Through the ages children the world over have used storytelling and game playing to learn and develop knowledge and judgement. Yet in everyday business we see so little focus on its use to help make sense of the increasingly complex and interlinked world that we live in.
Latitude Research, who help clients create engaging content, software and technology that harness the possibilities of the Web, have just published phase 1 of their research on the ‘Future of Storytelling‘. The research aims to understand audiences’ evolving expectations around their everyday content experiences—with TV shows, movies, books, plot-driven video games, news, and even advertising. In summary it defines the ‘4 I’s’ of storytelling: Immersion; Interactivity; Integration; and Impact.
Whilst the research is primarily aimed at the creative industries there is potentially a lot that we can transition into the business world.
What sets the winners apart from the also ran’s is often their ability to articulate a proposition and bring people along with them. They bring the proposition to life and create a desire in the room for success.
Just think about a hypothetical scenario where two teams have been working on bidding a multi-billion complex opportunity each and they have to take it to the board for approval.
Team A take the approach of circulating prior to the meeting a traditional, weighty, factual pack which describes each aspect of the deal. This is of course what the corporate process mandates often.
They schedule their formal review meeting in a window-less meeting room where everyone sits around the table in their usual seats. The team present similar content to the pack but in the form of a presentation projected on the screen at the front and following the same order as the pack. When they get to the financials, they project the spreadsheet with the reviewers using a large paper version each.
Team B have their review a day latter and like Team A they have circulated the prescribed pack. They have the same room allocated, however, they have created ‘rich picture’ posters around the room describing visually the key elements of the lifecycle of the opportunity.
The presentation uses rich media (video clips, animation, and vignettes with key suppliers) to describe the opportunity and this is interspersed by using the posters and encouraging the reviewers to focus around them to understand each element. They create a rich and immersive story that isn’t told through the sections of the contractual documents or the corporately mandated process but in a way that brings it to life as it will unfold in reality.

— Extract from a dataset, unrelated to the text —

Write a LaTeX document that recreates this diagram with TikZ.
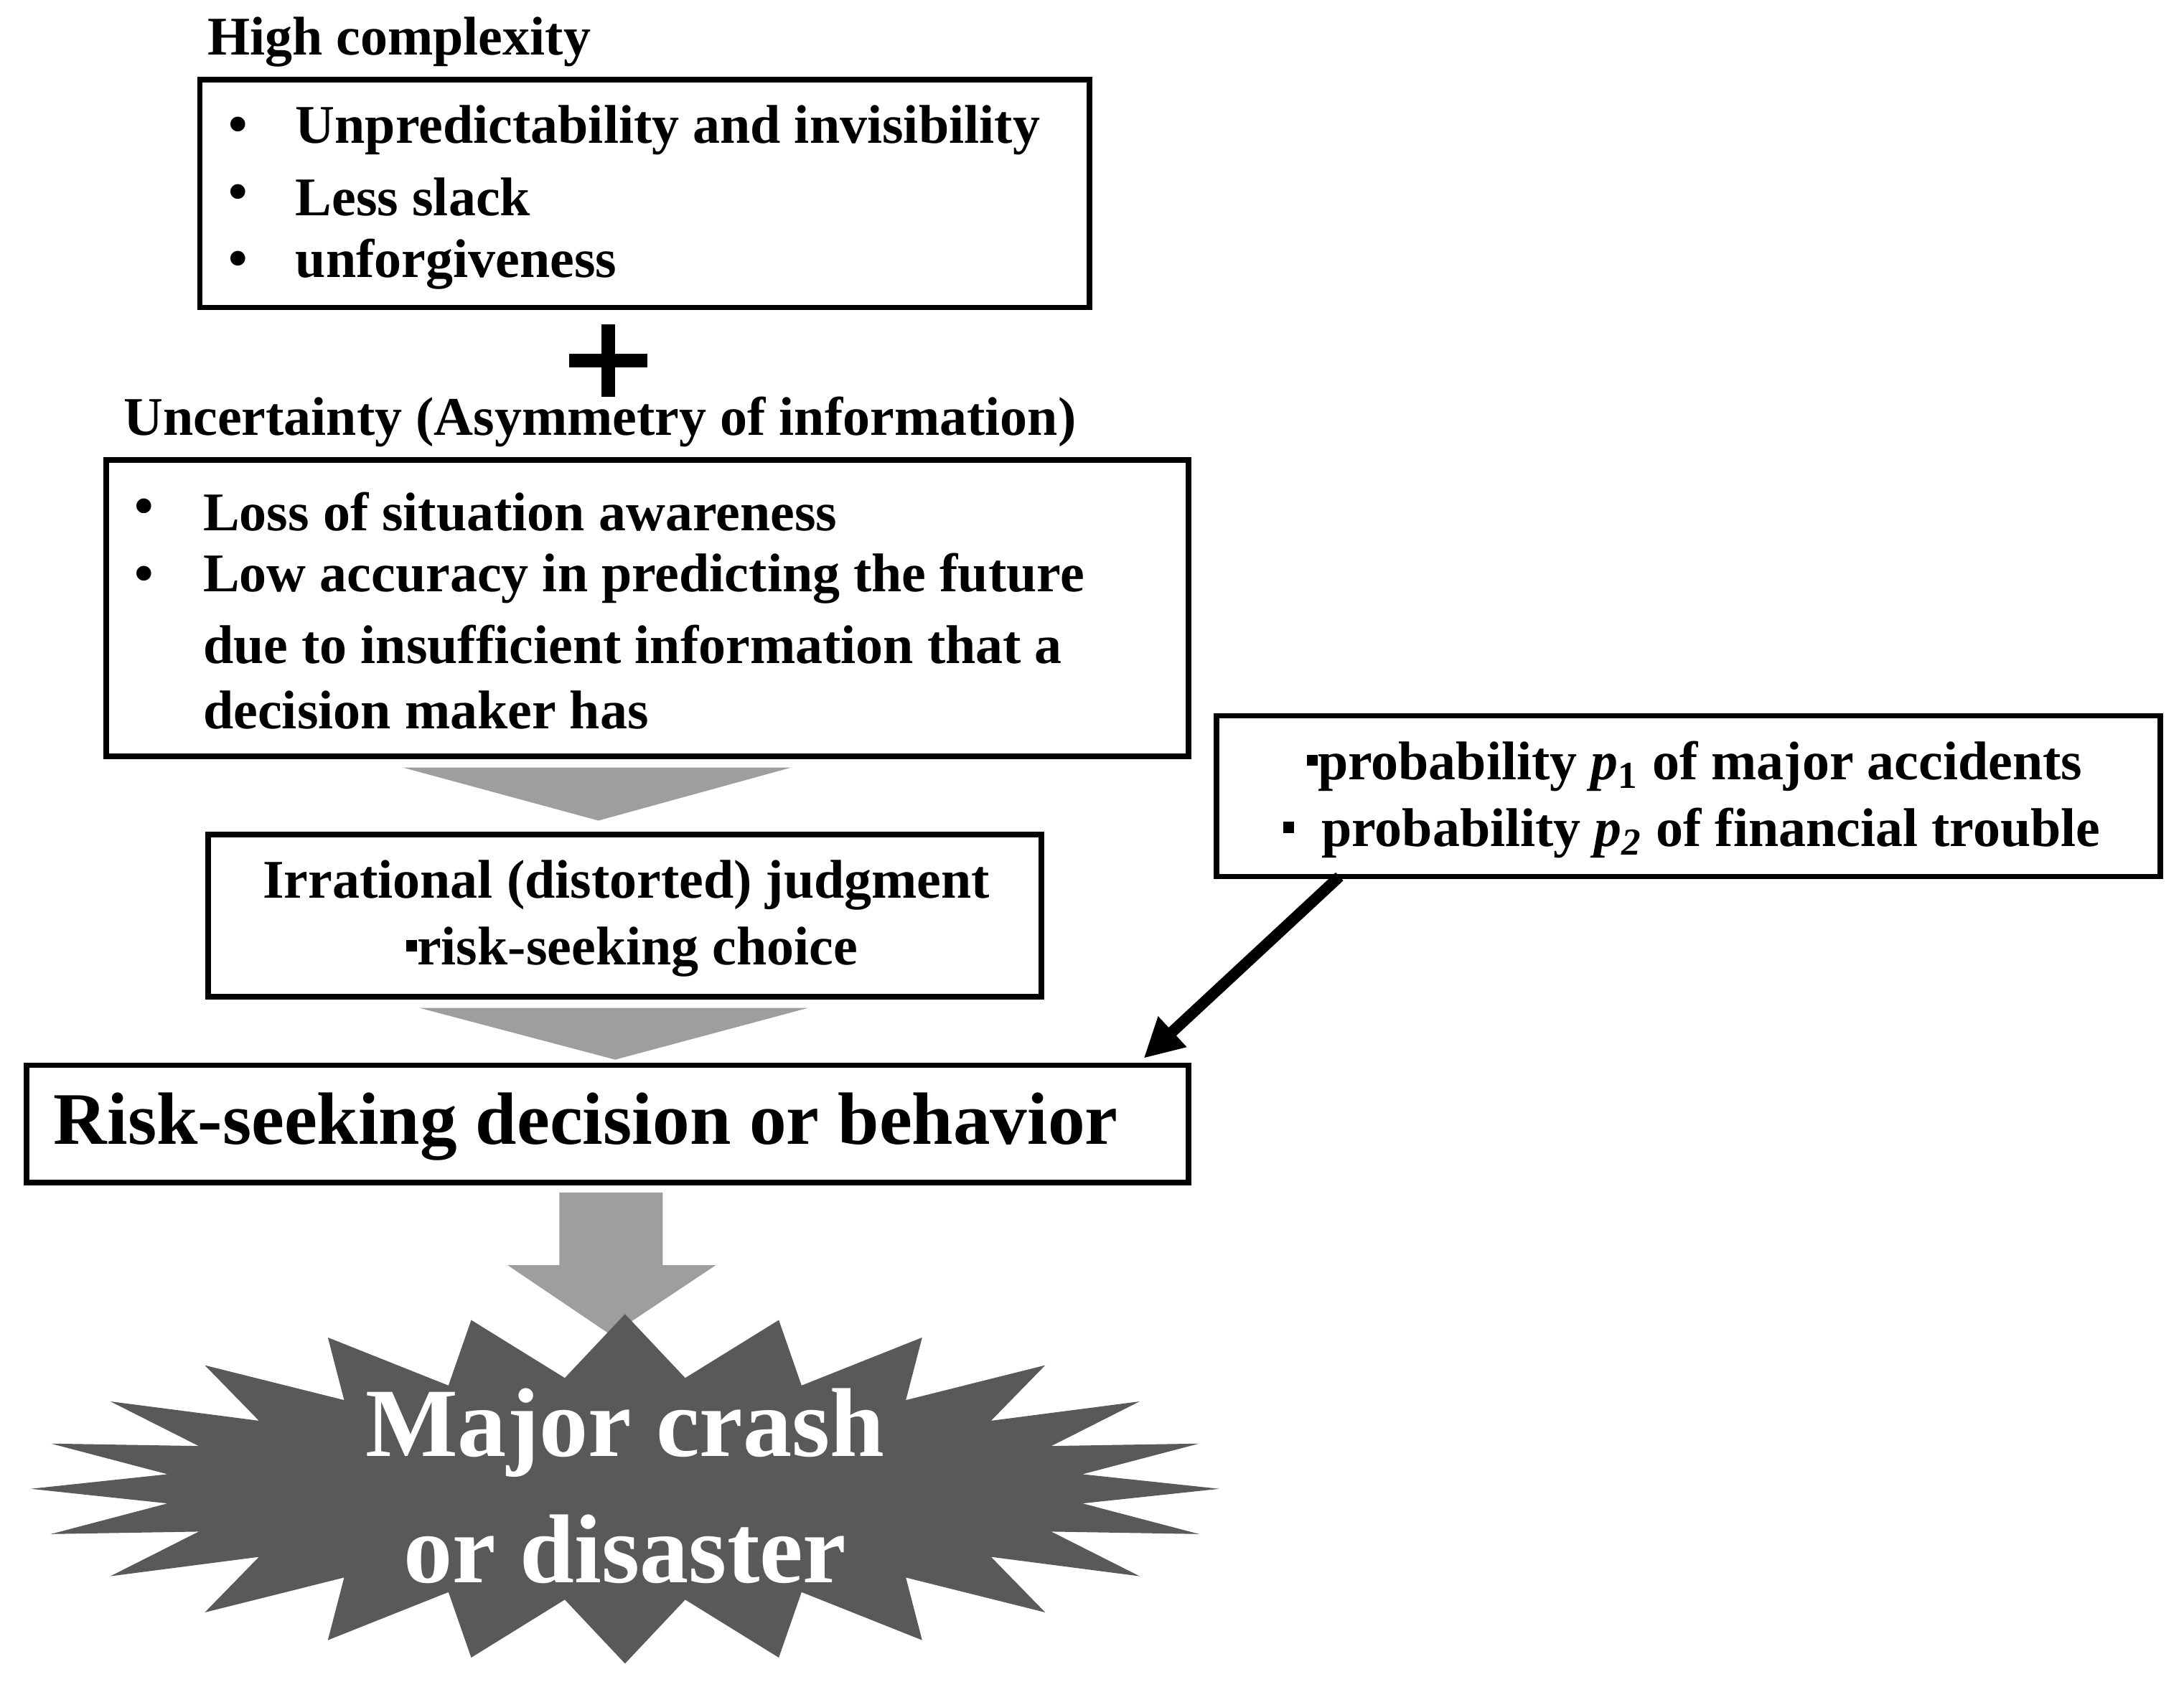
\documentclass[tikz,border=0pt]{standalone}
\usepackage{fontspec}
\setmainfont{Liberation Serif}
\usetikzlibrary{arrows.meta}
\begin{document}
\begin{tikzpicture}[x=0.5pt,y=-0.5pt,
  box/.style={draw=black,line width=2pt},
  t/.style={font=\fontsize{19.5}{22}\selectfont\bfseries,anchor=west,inner sep=0pt},
  tc/.style={font=\fontsize{19.5}{22}\selectfont\bfseries,inner sep=0pt},
  gr/.style={fill=black!38,draw=none}]
\useasboundingbox (0,0) rectangle (1562,1203);
\node[t] (h1) at (148,30) {High complexity};
\draw[box] (143,57) rectangle (779,220);
\foreach \y/\s [count=\i] in {93/Unpredictability and invisibility,141/Less slack,189/unforgiveness}{
  \node[t] (b1\i) at (163,\y) {\textbullet};
  \node[t] (l1\i) at (211,\y) {\s};}
\draw[line width=5pt] (407,258) -- (463,258) (435,232) -- (435,284);
\node[t] (h2) at (88,302) {Uncertainty (Asymmetry of information)};
\draw[box] (76,329) rectangle (850,541);
\node[t] (b21) at (96,366) {\textbullet};
\node[t] (b22) at (96,414) {\textbullet};
\node[t] (l21) at (145,366) {Loss of situation awareness};
\node[t] (l22) at (145,414) {Low accuracy in predicting the future};
\node[t] (l23) at (145,461) {due to insufficient information that a};
\node[t] (l24) at (145,508) {decision maker has};
\fill[gr] (288,549) -- (566,549) -- (428,587) -- cycle;
\draw[box] (149,597) rectangle (745,713);
\node[tc] (j1) at (448,633) {Irrational (distorted) judgment};
\node[tc] (j2) at (452,681) {\rule[0.25em]{0.2em}{0.2em}risk-seeking choice};
\fill[gr] (300,721) -- (578,721) -- (440,758) -- cycle;
\draw[box] (19,762) rectangle (850,846);
\node[t,font=\fontsize{26.5}{29}\selectfont\bfseries] (r) at (38,806) {Risk-seeking decision or behavior};
\draw[box] (870,512) rectangle (1545,627);
\node[tc] (p1) at (1212,548) {\rule[0.25em]{0.2em}{0.2em}probability \textit{p}\textsubscript{1} of major accidents};
\node[tc] (p2) at (1210,596) {\rule[0.25em]{0.2em}{0.2em}\ \ probability \textit{p\textsubscript{2}} of financial trouble};
\coordinate (as) at (958,627);
\coordinate (ae) at (818,757);
\draw[line width=4pt,-{Triangle[length=14pt,width=14pt]}] (as) -- (ae);
\fill[gr] (400,853) -- (474,853) -- (474,905) -- (512,905) -- (437,955) -- (363,905) -- (400,905) -- cycle;
\fill[black!65] plot[samples=49,domain=0:48] ({447+(425-95*mod(round(\x),2))*cos(\x*7.5)},{1065+(125-45*mod(round(\x),2))*sin(\x*7.5)}) -- cycle;
\node[tc,text=white,font=\fontsize{35}{38}\selectfont\bfseries] (m1) at (447,1025) {Major crash};
\node[tc,text=white,font=\fontsize{35}{38}\selectfont\bfseries] (m2) at (447,1108) {or disaster};
\end{tikzpicture}
\end{document}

When it comes to the financials, the team have created a financial model that allows each of the reviewers to adjust sliders for the key variables and see the impact of their actions. The model is used to interactively allow the reviewers to debate where they feel the key attributes sit and agree a concencus position.
How do we think that each review would go? If the bids have been well constructed they will be approved, but the experience will likely have been more challenging for Team A. Probably about 5 minutes into their presentation, the well rehearsed pitch will be derailed by one of the reviewers who has scan read the pack due to time constraints and has a burning question.
Team B will through the use of storytelling and game playing have probably found that they created a more engaging debate and will have been more successful in getting over a complex set of data and information.
Yet often in these kind of scenarios, teams are under time pressure and revert to the safe method of following the mandated process with traditional techniques. With a little bit of planning and imagination it is easy to create a different approach such as Team B. Articulation is increasingly important in the complex and interconnected world that we are in and therefore adequately equiping teams with the skills, resources, and imagination to see this a key element in the approvals process is key.
It’s the way that you tell ’em, after all.